There are plenty of parts of my body that attract negative self-talk on a regular basis (usually thanks to hormones). There is, however, one specific part of my self-image I’ve struggled with above all others －and it doesn’t involve an inch of cellulite.
Windows to the soul
My eyes have been the catalyst for many a traumatic moment for me, which have massively impacted my self-image.
Off the top of my head:
- I was asked － by a stranger wanting directions － if I had been in an accident, while he gestured at my eye
- In school, classmates would stretch the corners of their eyes with their fingers when I walked past
- A young friend asked if I had hit my face badly
See, while my left eye is pretty normal-looking and consistent, the eyelid over my right eye seems to change what it wants to do on a daily basis. I haven’t got a clue why. No-one else in my family seems to be affected.
Of course, it probably doesn’t sound like a big deal compared to a lot of other people’s body image issues. It doesn’t affect my vision, which is good, but there’s certainly nothing I can do to change its appearance.
They’re in the middle of my face. They’re the ‘windows to the soul’, supposedly. When I was younger, this led me to the following: if one of my eyes is ugly, or uneven, or ‘wrong’, what does that say about my soul?
But everyone’s eyes are different?
“Why get upset about a slightly droopy eye?” you might ask. “No eyes are symmetrical”.
Yeah, I get that. But there’s being imperceptibly asymmetrical and then obviously different.
Our eyes are incredibly expressive. They crease when we smile, widen when we’re surprised, fill with tears when we’re sad. This is generally all pretty involuntary.
This eye of mine means that in spite of having years of work done on my teeth, I still don’t like the way I look when I smile. One eye becomes a completely different shape to the other.
This eye makes itself even more obvious after I’ve cried. Puffy eyes and a touch of redness are normal of course, but this gets taken to a whole other level when for some reason my right eye swells up a lot. So if crying wasn’t bad enough on its own, I now perceive myself to look something like Sloth from The Goonies and need to engage in a 20-minute ritual involving a bunch of cooling and soothing products to reduce the effects somewhat.
It goes beyond self-esteem
When people are unhappy with their body image, they tend to try and find ways to hide the things they dislike.

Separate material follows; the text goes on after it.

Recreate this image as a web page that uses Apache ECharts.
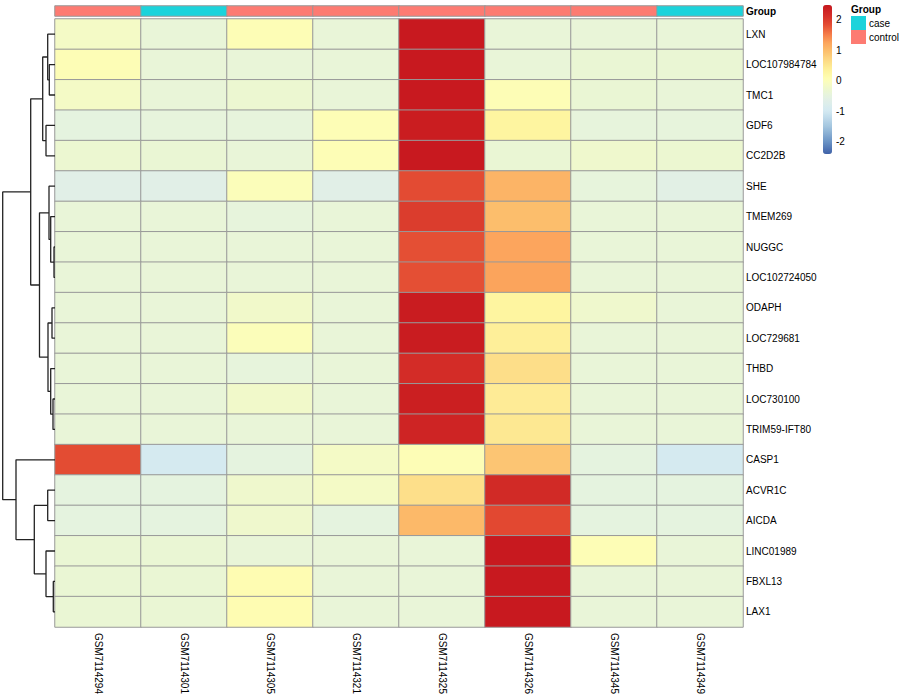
<!DOCTYPE html>
<html>
<head>
<meta charset="utf-8">
<script src="https://cdn.jsdelivr.net/npm/echarts@6/dist/echarts.min.js"></script>
<style>html,body{margin:0;padding:0;background:#fff}#c{width:900px;height:700px}</style>
</head>
<body>
<div id="c"></div>
<script>
// ---- data ----
const samples = ['GSM7114294','GSM7114301','GSM7114305','GSM7114321','GSM7114325','GSM7114326','GSM7114345','GSM7114349'];
const sampleGroup = ['control','case','control','control','control','control','control','case'];
const groupLevels = ['case','control'];
const genes = ['LXN','LOC107984784','TMC1','GDF6','CC2D2B','SHE','TMEM269','NUGGC','LOC102724050','ODAPH','LOC729681','THBD','LOC730100','TRIM59-IFT80','CASP1','ACVR1C','AICDA','LINC01989','FBXL13','LAX1'];
// row-scaled expression (z-score), one row per gene, columns in sample order
const zscores = [
  [-0.15,-0.40, 0.05,-0.40, 2.44,-0.40,-0.40,-0.40],
  [ 0.05,-0.40,-0.40,-0.40, 2.44,-0.40,-0.35,-0.35],
  [-0.15,-0.40,-0.30,-0.40, 2.44, 0.05,-0.35,-0.40],
  [-0.50,-0.45,-0.45, 0.05, 2.38, 0.30,-0.45,-0.45],
  [-0.30,-0.35,-0.40, 0.05, 2.44,-0.35,-0.25,-0.30],
  [-0.65,-0.65, 0.00,-0.65, 1.85, 1.08,-0.45,-0.60],
  [-0.40,-0.40,-0.45,-0.40, 1.99, 0.98,-0.40,-0.40],
  [-0.40,-0.40,-0.40,-0.40, 1.82, 1.24,-0.40,-0.40],
  [-0.40,-0.40,-0.40,-0.40, 1.82, 1.25,-0.40,-0.40],
  [-0.40,-0.40,-0.20,-0.40, 2.40, 0.30,-0.25,-0.40],
  [-0.40,-0.40, 0.00,-0.40, 2.40, 0.39,-0.40,-0.40],
  [-0.40,-0.40,-0.45,-0.40, 2.18, 0.62,-0.40,-0.40],
  [-0.40,-0.40,-0.20,-0.40, 2.36, 0.44,-0.40,-0.40],
  [-0.40,-0.40,-0.40,-0.40, 2.29, 0.49,-0.40,-0.40],
  [ 1.84,-0.95,-0.50,-0.15, 0.05, 0.90,-0.50,-0.95],
  [-0.50,-0.50,-0.25,-0.15, 0.60, 2.22,-0.50,-0.50],
  [-0.50,-0.50,-0.25,-0.50, 1.03, 1.87,-0.50,-0.50],
  [-0.35,-0.35,-0.40,-0.40,-0.40, 2.44, 0.05,-0.40],
  [-0.35,-0.35, 0.10,-0.40,-0.40, 2.44,-0.40,-0.40],
  [-0.35,-0.35, 0.10,-0.40,-0.40, 2.44,-0.40,-0.40]
];
// row dendrogram (hclust style: negative = leaf -(row+1), positive = earlier merge number)
const mergeLeft   = [-2, -1, -4, 2, -8, -7, -6, -10, -13, -12, 8, 7, 4, -19, -18, -16, 16, -15, 13];
const mergeRight  = [-3,  1, -5, 3, -9,  5,  6, -11, -14,   9, 10, 11, 12, -20, 14, -17, 15, 17, 18];
const mergeHeight = [1.14,1.46,1.8,2.46,0.2,0.86,1.2,0.6,0.4,0.86,1.4,3.1,4.86,0.34,1.8,1.46,4.14,7.8,10.46];
// colour scale
const scaleMin = -2.4, scaleMax = 2.48;
const legendTicks = [-2,-1,0,1,2];

// ---- colour ramp ----
const anchors = [
  [-2.4,'#3F62A8'],[-2.0,'#6A93C5'],[-1.5,'#A3C6DF'],[-1.0,'#D3E9F2'],[-0.6,'#E2F0E6'],
  [-0.4,'#E8F5D8'],[-0.15,'#F4FAC6'],[0.05,'#FEFEB6'],[0.3,'#FEF5A0'],[0.6,'#FDE08A'],
  [1.0,'#FCBC6B'],[1.25,'#FCA45C'],[1.5,'#F67F4A'],[1.85,'#E34A32'],[2.1,'#D6322A'],[2.48,'#C6161D']
];
function h2r(h){return [parseInt(h.slice(1,3),16),parseInt(h.slice(3,5),16),parseInt(h.slice(5,7),16)];}
function colAt(v){
  for(let i=0;i<anchors.length-1;i++){
    const a=anchors[i],b=anchors[i+1];
    if(v<=b[0]||i===anchors.length-2){
      const t=Math.max(0,Math.min(1,(v-a[0])/(b[0]-a[0])));
      const ca=h2r(a[1]),cb=h2r(b[1]);
      const c=ca.map((x,k)=>Math.round(x+(cb[k]-x)*t));
      return 'rgb('+c.join(',')+')';
    }
  }
}
const ramp=[];
for(let i=0;i<=97;i++){ramp.push(colAt(scaleMin+(scaleMax-scaleMin)*i/97));}

// ---- series data ----
const heatData=[];
genes.forEach((g,r)=>samples.forEach((s,c)=>heatData.push([c,r,zscores[r][c]])));
const annData=samples.map((s,c)=>[c,0,groupLevels.indexOf(sampleGroup[c])]);

// dendrogram node positions
const nodePos=[];
function pos(id){ return id<0 ? [0,(-id-1)+0.5] : nodePos[id-1]; }
const dendroSeries=[];
for(let k=0;k<mergeHeight.length;k++){
  const a=pos(mergeLeft[k]), b=pos(mergeRight[k]), h=mergeHeight[k];
  nodePos.push([h,(a[1]+b[1])/2]);
  dendroSeries.push({
    type:'line', xAxisIndex:2, yAxisIndex:2, symbol:'none', silent:true, animation:false,
    lineStyle:{color:'#222',width:1.3},
    data:[[a[0],a[1]],[h,a[1]],[h,b[1]],[b[0],b[1]]]
  });
}

const FONT='Liberation Sans, Arial, Helvetica, sans-serif';
const chart=echarts.init(document.getElementById('c'),null,{renderer:'svg'});
chart.setOption({
  animation:false,
  backgroundColor:'#fff',
  textStyle:{fontFamily:FONT},
  title:{text:'Group',left:851,top:4,padding:0,textStyle:{fontSize:10,fontWeight:'bold',color:'#000',fontFamily:FONT}},
  grid:[
    {left:55,top:19,width:688,height:608},
    {left:55,top:6,width:688,height:10},
    {left:2.7,top:19,width:52.3,height:608},
    {left:832,top:5,width:1,height:149}
  ],
  xAxis:[
    {type:'category',gridIndex:0,data:samples,position:'bottom',axisLine:{show:false},axisTick:{show:false},
     axisLabel:{rotate:-90,margin:6,fontSize:10,color:'#000',fontFamily:FONT,interval:0},splitLine:{show:false}},
    {type:'category',gridIndex:1,data:samples,show:false},
    {type:'value',gridIndex:2,min:0,max:mergeHeight[mergeHeight.length-1],inverse:true,show:false},
    {type:'value',gridIndex:3,show:false,min:0,max:1}
  ],
  yAxis:[
    {type:'category',gridIndex:0,data:genes,inverse:true,position:'right',axisLine:{show:false},axisTick:{show:false},
     axisLabel:{margin:3,fontSize:10,color:'#000',fontFamily:FONT,interval:0},splitLine:{show:false}},
    {type:'category',gridIndex:1,data:['Group'],position:'right',axisLine:{show:false},axisTick:{show:false},
     axisLabel:{margin:3,fontSize:10,fontWeight:'bold',color:'#000',fontFamily:FONT}},
    {type:'value',gridIndex:2,min:0,max:genes.length,inverse:true,show:false},
    {type:'value',gridIndex:3,min:scaleMin,max:scaleMax,interval:0.2,position:'right',
     axisLine:{show:false},axisTick:{show:false},splitLine:{show:false},
     axisLabel:{margin:3,fontSize:10,color:'#000',fontFamily:FONT,showMinLabel:true,showMaxLabel:true,
       formatter:function(v){const r=Math.round(v);return (Math.abs(v-r)<1e-6 && legendTicks.indexOf(r)>=0)?String(r):'';}}}
  ],
  visualMap:[
    {type:'continuous',seriesIndex:0,dimension:2,min:scaleMin,max:scaleMax,calculable:false,
     orient:'vertical',left:823,top:5,itemWidth:9,itemHeight:149,padding:0,hoverLink:false,
     inRange:{color:ramp}},
    {type:'piecewise',seriesIndex:1,dimension:2,orient:'vertical',align:'left',inverse:true,left:851,top:16,padding:0,
     itemWidth:15,itemHeight:14,itemGap:0,itemSymbol:'rect',textGap:3,hoverLink:false,selectedMode:false,
     textStyle:{fontSize:10,color:'#000',fontFamily:FONT},
     pieces:[{value:0,label:groupLevels[0],color:'#1CD3DB'},{value:1,label:groupLevels[1],color:'#FD7B72'}]}
  ],
  series:[
    {type:'heatmap',xAxisIndex:0,yAxisIndex:0,data:heatData,silent:true,
     itemStyle:{borderColor:'#999',borderWidth:1},emphasis:{disabled:true}},
    {type:'heatmap',xAxisIndex:1,yAxisIndex:1,data:annData,silent:true,
     itemStyle:{borderColor:'#999',borderWidth:1},emphasis:{disabled:true}}
  ].concat(dendroSeries)
});
</script>
</body>
</html>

It’s a little bit tricky doing that when it’s in the middle of your face but these are just some of the behaviours I’ve developed over the years:
- Checking the ‘state’ of my eye each morning － is it a ‘good’ or a ‘bad’ eye day?
- Choosing glasses with heavier frames on the top to disguise the eye lid
- Standing on a particular side in photos
- Pulling a silly face in photos because I’d rather know I look stupid instead of try to look nice
- Having a side swept fringe which can cover the top of my eye, or the whole eye
- Sleeping on my left side, or my back, even when my right is more comfortable
(I have a theory that certain pillows ‘agitate’ the eyelid and make it worse if I lean on that side)
- Not wanting to wear contact lenses, because then it’d be difficult on ‘bad eye days’
- Covering my face when I laugh
No, body image doesn’t just affect your self-esteem. It affects how you behave. How much sleep you get. How much you laugh. Whether you want to keep memories via photographs, or would rather not remember the way you looked that day.
It’s noting that the photos you like of yourself are only ever taken from a specific angle, with makeup working as hard as it’s possible to work to disguise the shape.
It’s looking at other people and wishing you had their beautifully shaped eyes.
It’s thinking your boyfriend of four years is lying when he says your eyes are beautiful, and maybe even his favourite part of you, because other men have only ever found them ‘…Interesting, for sure’.
It’s researching cosmetic surgery at 13 years old because the bullying is so painful.
It’s realising that ‘perfection’ and ‘beautiful’ don’t mean the same thing.
It’s taking decades to realise that this is what makes my face uniquely mine.
Be kind to yourself
I have found as I’ve gotten a bit older that nearly everyone has a physical feature they find hard to love about themselves. Whether it’s their shape, their height, their hair, their skin tone, their freckles, the size of their feet, a birthmark, or their eyes.
And they are on the same journey. Trying to stop wishing it were different and moving towards accepting the body they have. Not everyone can win the genetic lottery － and it would be beyond boring if we all did.
It’s difficult to wrap up this post without leaning on clichés about body image, so I’ll just say this: you don’t have to love that thing about yourself, but try not to let it get you down. You are worth far more than your appearance alone.
Love and positive vibes to all of you x
It’s Mental Health Awareness week, with a focus on body image. For resources on getting help with your mental health, visit the Mental Health Foundation.